Letters from an Anonymous Friend are written by my really good friend and former college roommate who’d rather keep her identity secret. Today she writes about one of her recent online dating encounters, you know, just in time for Valentine’s Day! (Names have been changed to protect Mr. Heart Throb. Lucky him.)
In August I signed up for one of those meet-the-love-of-your-life-online sites and have been trying to have an intelligent exchange lasting longer than 3-4 messages. Maybe guys aren’t interested in that type of commitment, I don’t know; I mean, sure, exchanging over 4 messages with a girl is asking a lot for a relationship. It must be! Because after 4 exchanges all guys drop off the face of the earth, like they never even existed in the first place, leaving me wondering if they found someone else or if they had to scratch their butt and forgot to come back.
Go figure.
And then…*twitterpated sigh*… came Mr. Heart Throb!!!
Oh baby! Oh baby!
After that stud muffin sent me a flirt, I just had to check out who this man-of-all-men was. Here’s a sneak peak straight from his profile page…
Hi There!
Im: Mr. Heart Throb,
And I Love: Camping, swimming, hiking, and reading, Im LDS and looking to meet fun and cool people! My Fave Movie: Legacy. Food: Subs. So if you like get back to me.
10 Facts About Me:
1, I know the Mysteries of the Universe!
2, I know the History of the Future!
3, I have My own theme song!
4, Is a Vegetarian!
5, Is the reason why Vampires don’t go out into the sunlight!
6, Can translate and interpret the language of: Cats!
7, I am a Man,….. that can cook!
8, They say George Lucas got the idea for Star Wars from listening to me talk in my sleep!
9, I can swim UP a waterfall!
10, I just made You smile!
Ohhh! He had me at Hi there! Calm yourselves, ladies, please, there’s more where that came from. Read on…
Questions for YOU:
Are you always searching for your greater purpose in life but feel like the world isn’t set up for your kind?
Do you sometimes feel wise beyond your years?
Do you have trouble conforming to the ways of society?
Do you feel out of place in today’s world?
Do you perceive the world very differently than most people around you?
Do you have strong intuition about certain things that most others do not?
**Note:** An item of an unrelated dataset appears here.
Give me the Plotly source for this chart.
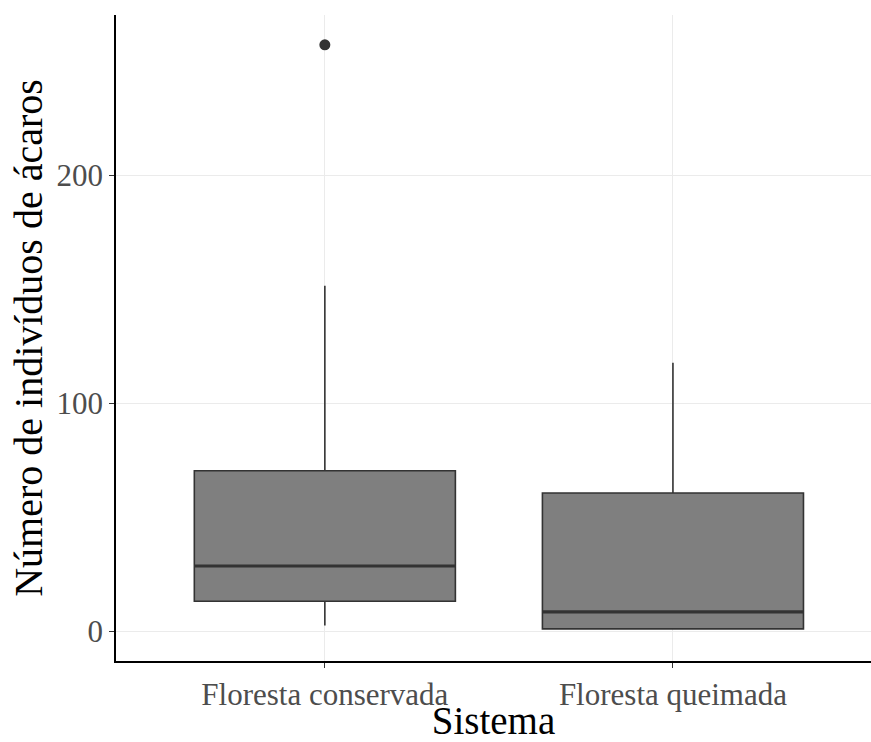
import plotly.graph_objects as go

categories = ["Floresta conservada", "Floresta queimada"]
q1 = [13.1, 1.0]
median = [28.6, 8.5]
q3 = [70.4, 60.6]
lower = [2.5, 1.0]
upper = [151.6, 117.8]
outlier_cat = ["Floresta conservada"]
outlier_val = [257.3]

fig = go.Figure()
fig.add_trace(go.Box(
    x=categories, q1=q1, median=median, q3=q3,
    lowerfence=lower, upperfence=upper, width=0.75,
    fillcolor="#7F7F7F", line=dict(color="#333333", width=1.6),
    whiskerwidth=0, boxpoints=False, showlegend=False, hoverinfo="skip",
))
# thicker median segments (ggplot style)
for i, m in enumerate(median):
    fig.add_shape(type="line", xref="x", yref="y",
                  x0=i - 0.375, x1=i + 0.375,
                  y0=m, y1=m, line=dict(color="#333333", width=3.2))
fig.add_trace(go.Scatter(
    x=outlier_cat, y=outlier_val, mode="markers",
    marker=dict(color="#333333", size=11), showlegend=False, hoverinfo="skip",
))

fig.update_layout(
    width=871, height=742,
    margin=dict(l=116, r=0, t=15, b=81),
    plot_bgcolor="white", paper_bgcolor="white",
    font=dict(family="Liberation Serif", color="black"),
)
fig.update_xaxes(
    type="category", range=[-0.6, 1.569],
    showline=True, linecolor="black", linewidth=1.6,
    showgrid=True, gridcolor="#EBEBEB", gridwidth=1.2,
    ticks="outside", ticklen=5, tickcolor="#333333", tickwidth=1.2,
    tickfont=dict(size=31, color="#4D4D4D", family="Liberation Serif"),
    title=dict(text="Sistema", font=dict(size=39, color="black"), standoff=3),
    zeroline=False,
)
fig.update_yaxes(
    range=[-13.1, 270.4],
    tickvals=[0, 100, 200],
    showline=True, linecolor="black", linewidth=1.6,
    showgrid=True, gridcolor="#EBEBEB", gridwidth=1.2,
    ticks="outside", ticklen=5, tickcolor="#333333", tickwidth=1.2,
    tickfont=dict(size=31, color="#4D4D4D", family="Liberation Serif"),
    title=dict(text="Número de indivíduos de ácaros", font=dict(size=40, color="black"), standoff=2),
    zeroline=False,
)

fig.write_html("out.html")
Do you often feel misunderstood when you try to talk to people about what’s real?
Are you a truth seeker?
Do you feel like you were born to accomplish a special mission in life?
Are you very creative in the areas of art, music, science and/or technology?
If you can answer yes to many of these questions,
then E-mail Me and let Me know!
And then, just to make sure that anyone even thinking about contacting this hunk-a-burnin’-love was worth his while, he added this incredibly high standard against which us women-folk can measure ourselves.
NOTE: Mandatory Requirements for You to message Me!:
You MUST be: Strong, Intelligent, Enlightened, Illuminated, Indigo, and ready to Adventure in life!
I am: 35 and I am a Professional Husband, looking for an Eternal Companion that can live up to the Gospel Standards!
I’m illuminated! I’m indigo! And goodness knows I’m looking for a “professional husband” who’s cruising the single’s sites!
…Well, after contacting me 3 separate times (without response, mind you), I decided to “enlighten” him on a few points. This is probably very un-Christian-like… but liars go to Hell and I’d rather not burn my butt off for eternity so this fat-head can continue to delude himself. Here’s my response back:
Mr. Heart THROB,
While I appreciate your attempts at contact, I’m gonna let you know that I’m not interested. You’ve now sent me two flirts and a message, and I’ve ignored you until now. Persistence may serve you well in certain areas, but not here. After looking at your profile, I am most definitely not interested.
Your profile comes off as unbelievably narcissistic and the “humor” is comparable to the ridiculous self-promoting, ego-centrically exaggerated ideas of my middle school students. There’s no way I can possibly take it seriously as someone I would want to get to know. (My friends couldn’t believe it when I showed them your profile and, believe me, they weren’t laughing with you; so the opinion isn’t just mine.)
My suggestion, if you really want to meet someone online, is to tone down the comments and “humor” a bit. Do the dating websites a favor and come back down to earth, sound like a normal human being.
P.S. No man should give himself the title of “Professional Husband” on a single’s site unless he’s a lying, cheating married s.o.b.
Believe it or not, I held back… quite a bit. And here’s how Prince Charming replied (the spelling mistakes are his)…
Hi There! There is suh thing as common courtesy, Also, You do NOT meet my NOTE: Mandatory Requirements for You to message Me!: You MUST be: Strong, Intelligent, Enlightened, Illuminated, Indigo, and ready to Adventure in life! To these You are NONE of! I really think that You need to research what it is to BE LDS! Untill then, Your loss, Not mine, Ta!
Believe me, I’m crying no tears into my pillow at night over losing Mr. Heart Throb and this exchange is saved on my hard drive in a file appropriately entitled, “Dumb Ass Exchange.”